The CTO didn't mandate an immediate switch. Instead, they established standards for new projects (two languages, one cloud, one orchestration platform) and created a gradual migration plan for existing systems. Within two years, they'd reduced to three languages, two databases, one cloud, and one orchestration platform. Operational costs dropped by 35% and the team needed fewer specialized ops engineers.

Example 3: The ARB that worked

A CTO set up an ARB that met weekly for one hour. Each meeting reviewed two to three proposals. The key to its success was the culture: the ARB was positioned as "the place where architects help each other," not "the place where ideas go to die." Senior engineers actually looked forward to presenting because they got valuable feedback from experienced peers.

Over 18 months, the ARB reviewed 140 proposals. Only three were sent back for significant rework. The rest were either approved as-is or approved with minor modifications. The real value wasn't the reviews -- it was the consistency and cross-pollination of ideas.


Common Mistakes

Mistake 1: Over-governing

Creating so many standards and review processes that teams can't move. If your ARB has a two-month backlog, you're a bottleneck, not a governance body.

Mistake 2: Under-governing

Letting every team make independent decisions about everything. This feels empowering but creates chaos at scale. You end up with incompatible systems that can't work together.

Mistake 3: Governance without enforcement

Setting standards that nobody follows. This is worse than no standards at all because it creates a false sense of order. If you set a standard, enforce it. If you can't enforce it, don't set it.

Mistake 4: Static governance

Never updating your standards and processes as the organization evolves. What works for 50 engineers doesn't work for 500. Review and update your governance model regularly.

Mistake 5: Governance by committee

Having too many people involved in every decision. Governance bodies should be small and decisive. If your ARB has 15 members, it's a town hall meeting, not a decision-making body.

Mistake 6: Ignoring Conway's Law

Designing your ideal architecture without considering your organizational structure. Architecture and org structure are deeply linked. If you want to change your architecture, you may need to change your organization first.

Mistake 7: All stick, no carrot

Making governance feel like policing rather than enabling. The best governance systems make it easier for teams to do the right thing, not just harder to do the wrong thing. Provide great platform tooling, templates, and examples that embody your standards.


Business Value

Architecture governance creates enormous business value, even though it's often seen as purely technical:

  • Faster feature delivery. Clean, well-governed architecture enables teams to ship features faster. This is directly measurable -- track the time from idea to production.

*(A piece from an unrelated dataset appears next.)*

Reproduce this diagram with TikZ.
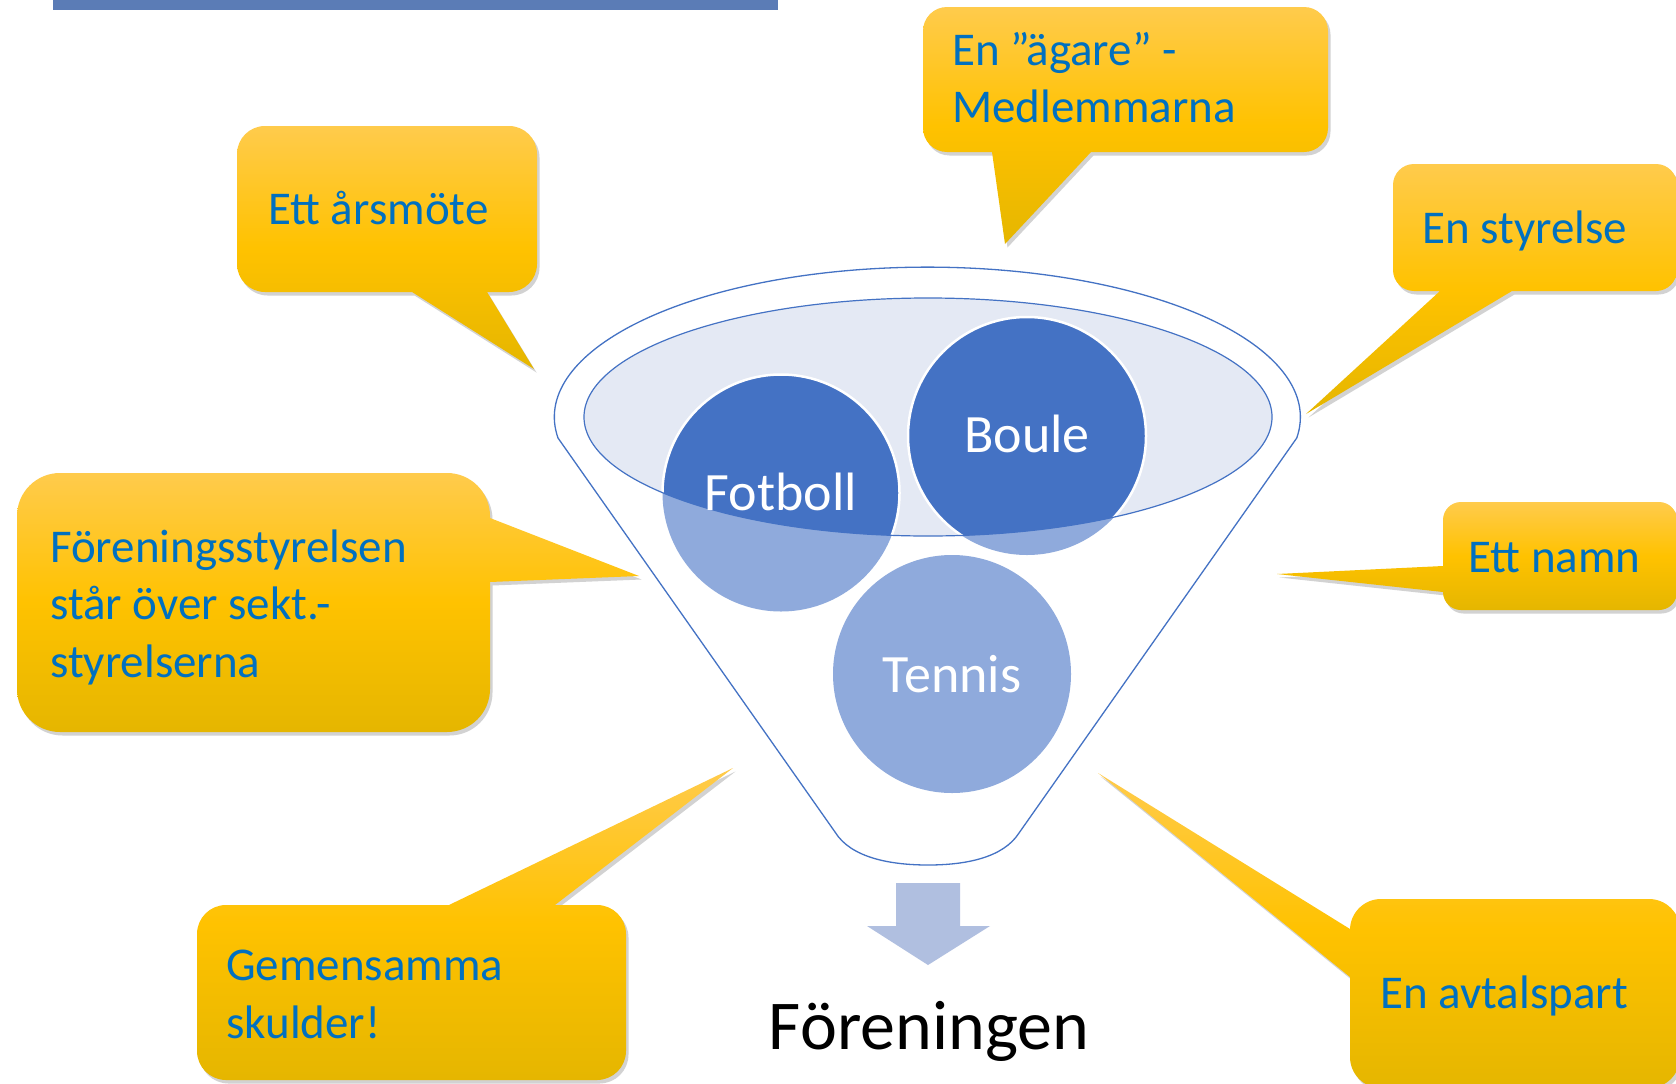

  • Lower operational cost. Fewer technologies, more consistent systems, and better observability reduce the cost of running your infrastructure. This shows up directly on the P&L.

  • Better reliability. Governed architecture with clear failure isolation means fewer outages. Fewer outages means more revenue and lower emergency response costs.

  • Faster scaling. When you need to enter a new market or handle a traffic spike, well-architected systems scale smoothly. Poorly architected ones require emergency re-engineering.

  • Reduced talent risk. Standardized technologies mean you can move engineers between teams more easily. If someone leaves, it's easier to find a replacement. This reduces key-person risk.

  • Faster onboarding. New engineers become productive faster in a consistent, well-documented architecture. At scale, this saves millions in ramp-up time.

  • Better M&A integration. When you acquire a company, integrating their technology is vastly easier if you have clear architectural standards. This can be the difference between a six-month integration and a two-year one.

Architecture governance isn't about control. It's about creating the conditions where hundreds of engineers can build cohesive, high-quality systems together. That's a capability worth investing in.


Common Pitfalls

  • Over-governing to the point of bottleneck. Creating so many review processes and standards that teams cannot ship. If your ARB has a multi-month backlog, you are a bottleneck, not a governance body.

  • Under-governing and calling it empowerment. Letting every team make fully independent technology decisions feels empowering but produces incompatible systems that cannot work together at scale.

  • Setting standards you cannot or will not enforce. Unenforced standards create a false sense of order and teach the organization that governance can be ignored. If you set a standard, enforce it.

  • Ignoring Conway's Law. Designing an ideal architecture without considering the organizational structure guarantees misalignment. Architecture and org structure are deeply linked, and changing one often requires changing the other.

  • Making the ARB feel like a tribunal. When the Architecture Review Board is perceived as a panel of judges rather than a collaborative forum, teams avoid it, hide decisions, and morale suffers.

  • Never updating governance as the organization scales. What works for 50 engineers does not work for 500. Governance models must evolve with the organization or they become irrelevant or actively harmful.


Key Takeaways

  • Architecture governance is not bureaucracy. It is a system for ensuring good architectural decisions happen consistently across the entire engineering organization.

  • Standardize the interfaces between teams while giving autonomy on what happens inside teams. This provides consistency where it matters and freedom where it does not.

  • The ARB should be small (six to eight people), lightweight, and collaborative. Its purpose is helping teams make better decisions, not blocking them.

  • Use Architecture Decision Records to force clear thinking, create institutional memory, and enable the organization to learn from past decisions.

  • Complexity is the silent killer of engineering organizations. Manage it through service limits, technology standards, platform teams, and aggressive sunsetting of unused systems.

  • Bad architecture has quantifiable business costs: slower feature delivery, reliability problems, inability to scale, talent loss, and slow onboarding. Frame these costs in dollar terms to get executive attention.

  • Decision-making authority should be explicitly categorized: strategic decisions at the CTO level, tactical decisions reviewed by the ARB, and local decisions made independently by teams.